If that is so, it raises a very serious problem for all of us, because it points to the difficulty that, on account of the weakness of sterling and, in a sense, independent of our own balance of payments surplus, we may have to hold down our production and employment here because of the dangers in the City of London. These are matters which can probably be discussed more fully and appropriately in another debate, and I hope there will be an opportunity of doing so before long, because they are ultimately matters of very great importance to all of us.
I turn to investment, the second aim which any Chancellor must have in mind. This year, to the surprise of most of us, investment has been treated not as the goose that lays the golden eggs, but as the Cinderella. Nothing whatever has been done to encourage it; rightly or wrongly, the Chancellor appears to feel not only that it is not necessary, but that it is positively dangerous.
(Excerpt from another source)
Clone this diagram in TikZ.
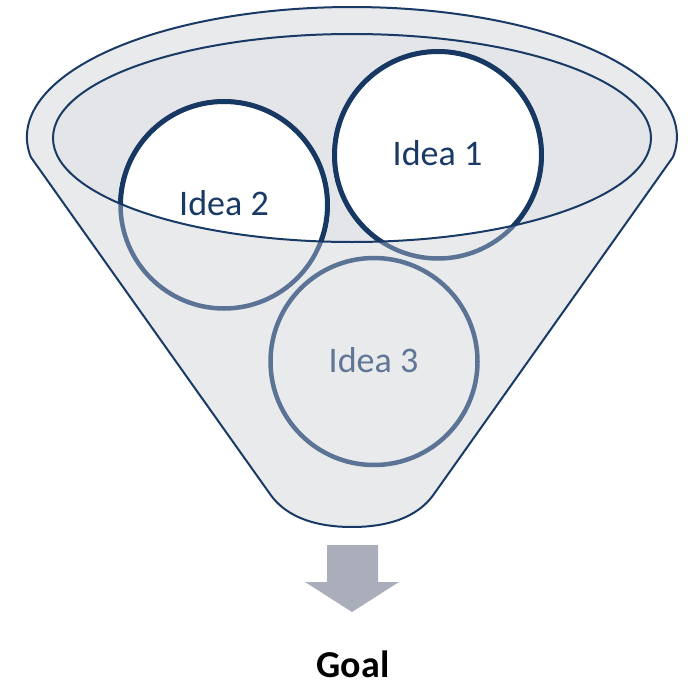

I want to detain the Committee for a few moments on what, in many ways, is the most unsatisfactory feature of the Chancellor's Budget decisions from the economic point of view. As he points out, investment has risen steadily since 1946, but it was very low at the end of the war and, measured as a proportion of the national income, it is still well below that of our major competitors, Germany and the United States. I know that there are difficulties in making the exact international comparisons here, but I do not think that the Chancellor will deny that we are still quite a long way behind those two countries and several others, too, I think, in Europe.
A further point which we cannot ignore is that only half the increase in investment at home since 1952 has been in industry; only £287 million out of the total of £526 million. The rest of it is in distribution, housing and other matters of that kind.